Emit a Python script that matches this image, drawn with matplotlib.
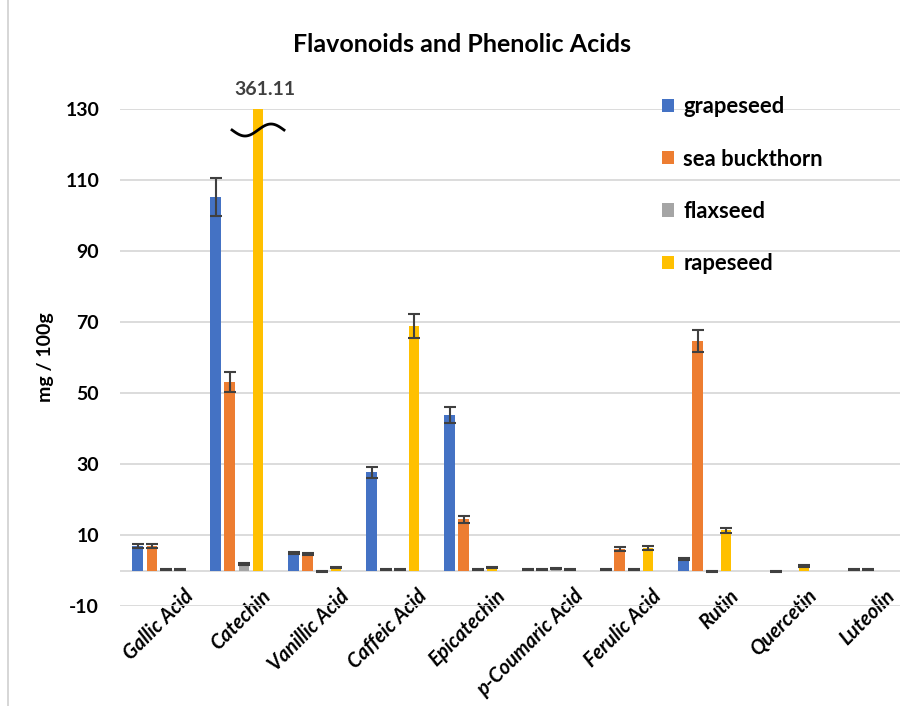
import numpy as np
import matplotlib
matplotlib.use("Agg")
import matplotlib.pyplot as plt
from matplotlib.transforms import ScaledTranslation
from matplotlib.lines import Line2D

categories = ["Gallic Acid", "Catechin", "Vanillic Acid", "Caffeic Acid", "Epicatechin",
              "p-Coumaric Acid", "Ferulic Acid", "Rutin", "Quercetin", "Luteolin"]
series = ["grapeseed", "sea buckthorn", "flaxseed", "rapeseed"]
grapeseed = [6.9, 105.2, 4.9, 27.7, 43.8, 0.2, 0.2, 3.2, 0.0, 0.0]
grapeseed_err = [0.5, 5.3, 0.3, 1.5, 2.3, 0.1, 0.1, 0.3, 0.0, 0.0]
sea_buckthorn = [6.9, 53.1, 4.6, 0.2, 14.5, 0.2, 6.1, 64.6, -0.3, 0.3]
sea_buckthorn_err = [0.5, 2.8, 0.3, 0.1, 1.0, 0.1, 0.5, 3.1, 0.1, 0.1]
flaxseed = [0.3, 1.8, -0.3, 0.3, 0.2, 0.5, 0.2, -0.3, 0.0, 0.3]
flaxseed_err = [0.1, 0.3, 0.1, 0.1, 0.1, 0.1, 0.1, 0.1, 0.0, 0.1]
rapeseed = [0.3, 361.11, 0.8, 68.9, 0.8, 0.2, 6.3, 11.4, 1.2, 0.0]
rapeseed_err = [0.1, 0.0, 0.2, 3.4, 0.2, 0.1, 0.6, 0.7, 0.3, 0.0]
yticks = [130, 110, 90, 70, 50, 30, 10, -10]

values = [grapeseed, sea_buckthorn, flaxseed, rapeseed]
errors = [grapeseed_err, sea_buckthorn_err, flaxseed_err, rapeseed_err]
colors = ["#4472C4", "#ED7D31", "#A5A5A5", "#FFC000"]

plt.rcParams['font.family'] = ['Lato', 'DejaVu Sans']
W = 'bold'

fig = plt.figure(figsize=(9.09, 7.06), dpi=100)
ax = fig.add_axes([0.132, 0.1416, 0.858, 0.704])

x = np.arange(len(categories))
step = 0.18
width = 0.14
ymin, ymax = -10, 130

for i, (name, vals, errs, col) in enumerate(zip(series, values, errors, colors)):
    pos = x + (i - 1.5) * step
    shown = np.clip(vals, ymin, ymax)
    ax.bar(pos, shown, width=width, color=col, label=name, zorder=3)
    errs_arr = np.array(errs)
    mask = errs_arr > 0
    ax.errorbar(pos[mask], np.array(vals)[mask], yerr=errs_arr[mask], fmt='none',
                ecolor='#404040', elinewidth=1.5, capsize=4, capthick=1.5, zorder=4)
    for j, v in enumerate(vals):
        if v > ymax:
            ax.annotate(f"{v:.2f}", xy=(pos[j], ymax), xytext=(5, 8),
                        textcoords='offset points', ha='center', va='bottom',
                        fontsize=14, fontweight=W, color='#404040',
                        annotation_clip=False)
            px_x = (len(categories)) / (0.858 * 909)
            px_y = (ymax - ymin) / (0.704 * 706)
            t = np.linspace(0, 1, 60)
            wx = pos[j] + (-26 + 52 * t) * px_x
            wy = (ymax - 21 * px_y) - 6 * px_y * np.sin(2 * np.pi * t)
            ax.plot(wx, wy, color='black', lw=2, zorder=6, clip_on=False)

ax.set_ylim(ymin, ymax)
ax.set_xlim(-0.5, len(categories) - 0.5)
ax.set_yticks(yticks)
ax.set_yticklabels([str(v) for v in yticks], fontsize=14, fontweight=W)
ax.yaxis.grid(True, color='#d9d9d9', lw=1.3, zorder=0)
ax.set_axisbelow(True)
ax.axhline(0, color='#d9d9d9', lw=1.3, zorder=1)
for s in ax.spines.values():
    s.set_visible(False)
ax.tick_params(axis='y', length=0, pad=15)
ax.tick_params(axis='x', length=0, pad=0)

ax.set_xticks(x)
ax.set_xticklabels(categories, rotation=45, ha='right', va='center',
                   rotation_mode='anchor', fontsize=14.5, fontweight=W, style='italic')
for lab in ax.get_xticklabels():
    lab.set_transform(lab.get_transform() + ScaledTranslation(0.31, 0.13, fig.dpi_scale_trans))

ax.set_ylabel("mg / 100g", fontsize=14, fontweight=W, labelpad=8)

fig.text(0.508, 0.937, "Flavonoids and Phenolic Acids", ha='center', va='center',
         fontsize=18, fontweight=W, color='black')

leg = ax.legend(loc='upper left', bbox_to_anchor=(0.67, 1.065), frameon=False,
                prop={'size': 15.8, 'weight': W}, handlelength=0.55, handleheight=0.55,
                handletextpad=0.4, labelspacing=1.42)

fig.add_artist(Line2D([8 / 909, 8 / 909], [0, 1], color='#d0d0d0', lw=1.2,
                      transform=fig.transFigure))

fig.savefig("out.png", dpi=100)
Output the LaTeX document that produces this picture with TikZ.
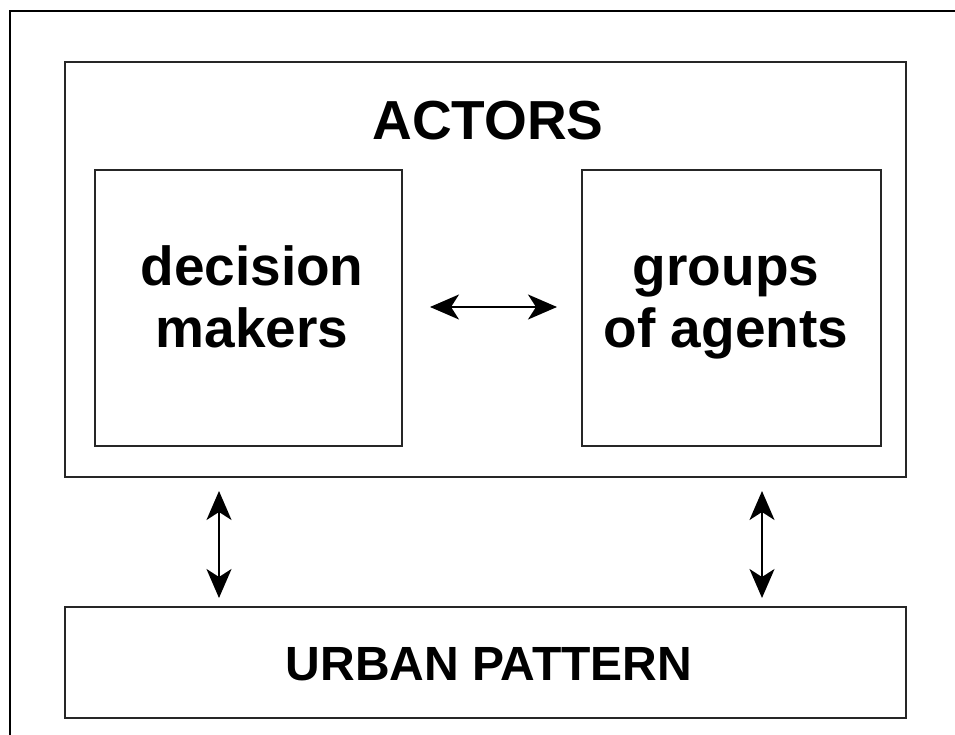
\documentclass[tikz,border=0pt]{standalone}
\usepackage{fontspec}
\setmainfont{Liberation Sans}
\usetikzlibrary{arrows.meta}
\begin{document}
\begin{tikzpicture}[x=1pt,y=-1pt,
  frame/.style={draw=black!85,line width=1.3pt},
  big/.style={font=\bfseries\fontsize{55}{62}\selectfont,align=center,inner sep=0pt},
  pattern/.style={font=\bfseries\fontsize{48}{56}\selectfont,inner sep=0pt},
  tip/.style={Stealth[length=29pt,width=25pt,inset=8pt]},
  link/.style={line width=2pt,{Stealth[length=29pt,width=25pt,inset=8pt]}-{Stealth[length=29pt,width=25pt,inset=8pt]}}]
\useasboundingbox (0,0) rectangle (955,735);
% outer frame, running off the page on the right and bottom
\draw[line width=2.6pt] (10,760) -- (10,11) -- (975,11);
% containers
\draw[frame] (65,62) rectangle (906,477);
\draw[frame] (95,170) rectangle (402,446);
\draw[frame] (582,170) rectangle (881,446);
\draw[frame] (65,607) rectangle (906,718);
% labels
\node[big,anchor=base] (actors) at (488,140) {ACTORS};
\node[big,anchor=base] (dm) at (252,347) {decision\\makers};
\node[big,anchor=base] (ga) at (726,347) {groups\\of agents};
\node[pattern,anchor=base] (urban) at (489,680) {URBAN PATTERN};
% interaction arrows
\coordinate (hl) at (430,307);
\coordinate (hr) at (557,307);
\coordinate (lt) at (219,491);
\coordinate (lb) at (219,598);
\coordinate (rt) at (762,491);
\coordinate (rb) at (762,598);
\draw[link] (hl) -- (hr);
\draw[link] (lt) -- (lb);
\draw[link] (rt) -- (rb);
\end{tikzpicture}
\end{document}
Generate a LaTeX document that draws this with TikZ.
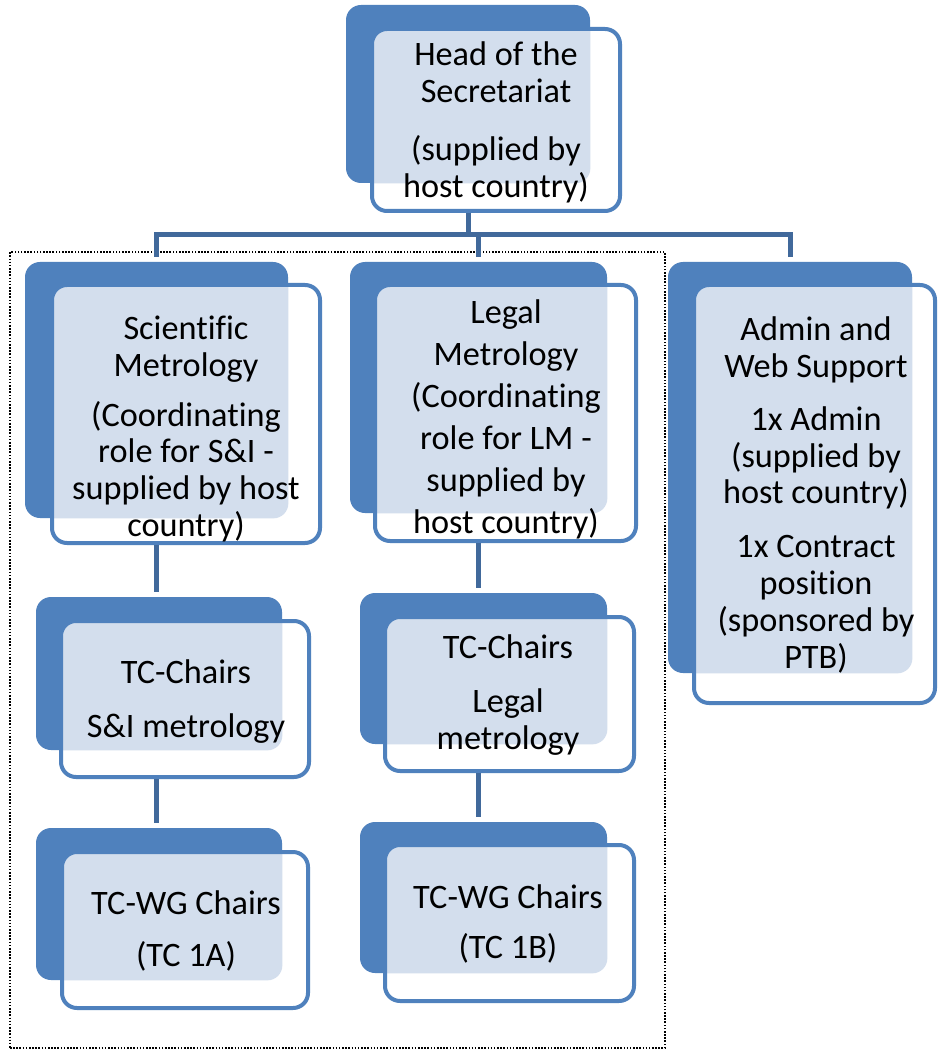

..............................

◆ STATED PROBLEM
Copy the listing in full and without alteration, omitting every picture.

◆ EXPECTED ANSWER
Emit a Python script that matches this image, drawn with matplotlib.
import numpy as np
import matplotlib
matplotlib.use("Agg")
import matplotlib.pyplot as plt
from matplotlib.transforms import ScaledTranslation
from matplotlib.lines import Line2D

categories = ["Gallic Acid", "Catechin", "Vanillic Acid", "Caffeic Acid", "Epicatechin",
              "p-Coumaric Acid", "Ferulic Acid", "Rutin", "Quercetin", "Luteolin"]
series = ["grapeseed", "sea buckthorn", "flaxseed", "rapeseed"]
grapeseed = [6.9, 105.2, 4.9, 27.7, 43.8, 0.2, 0.2, 3.2, 0.0, 0.0]
grapeseed_err = [0.5, 5.3, 0.3, 1.5, 2.3, 0.1, 0.1, 0.3, 0.0, 0.0]
sea_buckthorn = [6.9, 53.1, 4.6, 0.2, 14.5, 0.2, 6.1, 64.6, -0.3, 0.3]
sea_buckthorn_err = [0.5, 2.8, 0.3, 0.1, 1.0, 0.1, 0.5, 3.1, 0.1, 0.1]
flaxseed = [0.3, 1.8, -0.3, 0.3, 0.2, 0.5, 0.2, -0.3, 0.0, 0.3]
flaxseed_err = [0.1, 0.3, 0.1, 0.1, 0.1, 0.1, 0.1, 0.1, 0.0, 0.1]
rapeseed = [0.3, 361.11, 0.8, 68.9, 0.8, 0.2, 6.3, 11.4, 1.2, 0.0]
rapeseed_err = [0.1, 0.0, 0.2, 3.4, 0.2, 0.1, 0.6, 0.7, 0.3, 0.0]
yticks = [130, 110, 90, 70, 50, 30, 10, -10]

values = [grapeseed, sea_buckthorn, flaxseed, rapeseed]
errors = [grapeseed_err, sea_buckthorn_err, flaxseed_err, rapeseed_err]
colors = ["#4472C4", "#ED7D31", "#A5A5A5", "#FFC000"]

plt.rcParams['font.family'] = ['Lato', 'DejaVu Sans']
W = 'bold'

fig = plt.figure(figsize=(9.09, 7.06), dpi=100)
ax = fig.add_axes([0.132, 0.1416, 0.858, 0.704])

x = np.arange(len(categories))
step = 0.18
width = 0.14
ymin, ymax = -10, 130

for i, (name, vals, errs, col) in enumerate(zip(series, values, errors, colors)):
    pos = x + (i - 1.5) * step
    shown = np.clip(vals, ymin, ymax)
    ax.bar(pos, shown, width=width, color=col, label=name, zorder=3)
    errs_arr = np.array(errs)
    mask = errs_arr > 0
    ax.errorbar(pos[mask], np.array(vals)[mask], yerr=errs_arr[mask], fmt='none',
                ecolor='#404040', elinewidth=1.5, capsize=4, capthick=1.5, zorder=4)
    for j, v in enumerate(vals):
        if v > ymax:
            ax.annotate(f"{v:.2f}", xy=(pos[j], ymax), xytext=(5, 8),
                        textcoords='offset points', ha='center', va='bottom',
                        fontsize=14, fontweight=W, color='#404040',
                        annotation_clip=False)
            px_x = (len(categories)) / (0.858 * 909)
            px_y = (ymax - ymin) / (0.704 * 706)
            t = np.linspace(0, 1, 60)
            wx = pos[j] + (-26 + 52 * t) * px_x
            wy = (ymax - 21 * px_y) - 6 * px_y * np.sin(2 * np.pi * t)
            ax.plot(wx, wy, color='black', lw=2, zorder=6, clip_on=False)

ax.set_ylim(ymin, ymax)
ax.set_xlim(-0.5, len(categories) - 0.5)
ax.set_yticks(yticks)
ax.set_yticklabels([str(v) for v in yticks], fontsize=14, fontweight=W)
ax.yaxis.grid(True, color='#d9d9d9', lw=1.3, zorder=0)
ax.set_axisbelow(True)
ax.axhline(0, color='#d9d9d9', lw=1.3, zorder=1)
for s in ax.spines.values():
    s.set_visible(False)
ax.tick_params(axis='y', length=0, pad=15)
ax.tick_params(axis='x', length=0, pad=0)

ax.set_xticks(x)
ax.set_xticklabels(categories, rotation=45, ha='right', va='center',
                   rotation_mode='anchor', fontsize=14.5, fontweight=W, style='italic')
for lab in ax.get_xticklabels():
    lab.set_transform(lab.get_transform() + ScaledTranslation(0.31, 0.13, fig.dpi_scale_trans))

ax.set_ylabel("mg / 100g", fontsize=14, fontweight=W, labelpad=8)

fig.text(0.508, 0.937, "Flavonoids and Phenolic Acids", ha='center', va='center',
         fontsize=18, fontweight=W, color='black')

leg = ax.legend(loc='upper left', bbox_to_anchor=(0.67, 1.065), frameon=False,
                prop={'size': 15.8, 'weight': W}, handlelength=0.55, handleheight=0.55,
                handletextpad=0.4, labelspacing=1.42)

fig.add_artist(Line2D([8 / 909, 8 / 909], [0, 1], color='#d0d0d0', lw=1.2,
                      transform=fig.transFigure))

fig.savefig("out.png", dpi=100)
Output the LaTeX document that produces this picture with TikZ.
\documentclass[tikz,border=0pt]{standalone}
\usepackage{fontspec}
\setmainfont{Liberation Sans}
\usetikzlibrary{arrows.meta}
\begin{document}
\begin{tikzpicture}[x=1pt,y=-1pt,
  frame/.style={draw=black!85,line width=1.3pt},
  big/.style={font=\bfseries\fontsize{55}{62}\selectfont,align=center,inner sep=0pt},
  pattern/.style={font=\bfseries\fontsize{48}{56}\selectfont,inner sep=0pt},
  tip/.style={Stealth[length=29pt,width=25pt,inset=8pt]},
  link/.style={line width=2pt,{Stealth[length=29pt,width=25pt,inset=8pt]}-{Stealth[length=29pt,width=25pt,inset=8pt]}}]
\useasboundingbox (0,0) rectangle (955,735);
% outer frame, running off the page on the right and bottom
\draw[line width=2.6pt] (10,760) -- (10,11) -- (975,11);
% containers
\draw[frame] (65,62) rectangle (906,477);
\draw[frame] (95,170) rectangle (402,446);
\draw[frame] (582,170) rectangle (881,446);
\draw[frame] (65,607) rectangle (906,718);
% labels
\node[big,anchor=base] (actors) at (488,140) {ACTORS};
\node[big,anchor=base] (dm) at (252,347) {decision\\makers};
\node[big,anchor=base] (ga) at (726,347) {groups\\of agents};
\node[pattern,anchor=base] (urban) at (489,680) {URBAN PATTERN};
% interaction arrows
\coordinate (hl) at (430,307);
\coordinate (hr) at (557,307);
\coordinate (lt) at (219,491);
\coordinate (lb) at (219,598);
\coordinate (rt) at (762,491);
\coordinate (rb) at (762,598);
\draw[link] (hl) -- (hr);
\draw[link] (lt) -- (lb);
\draw[link] (rt) -- (rb);
\end{tikzpicture}
\end{document}
Generate a LaTeX document that draws this with TikZ.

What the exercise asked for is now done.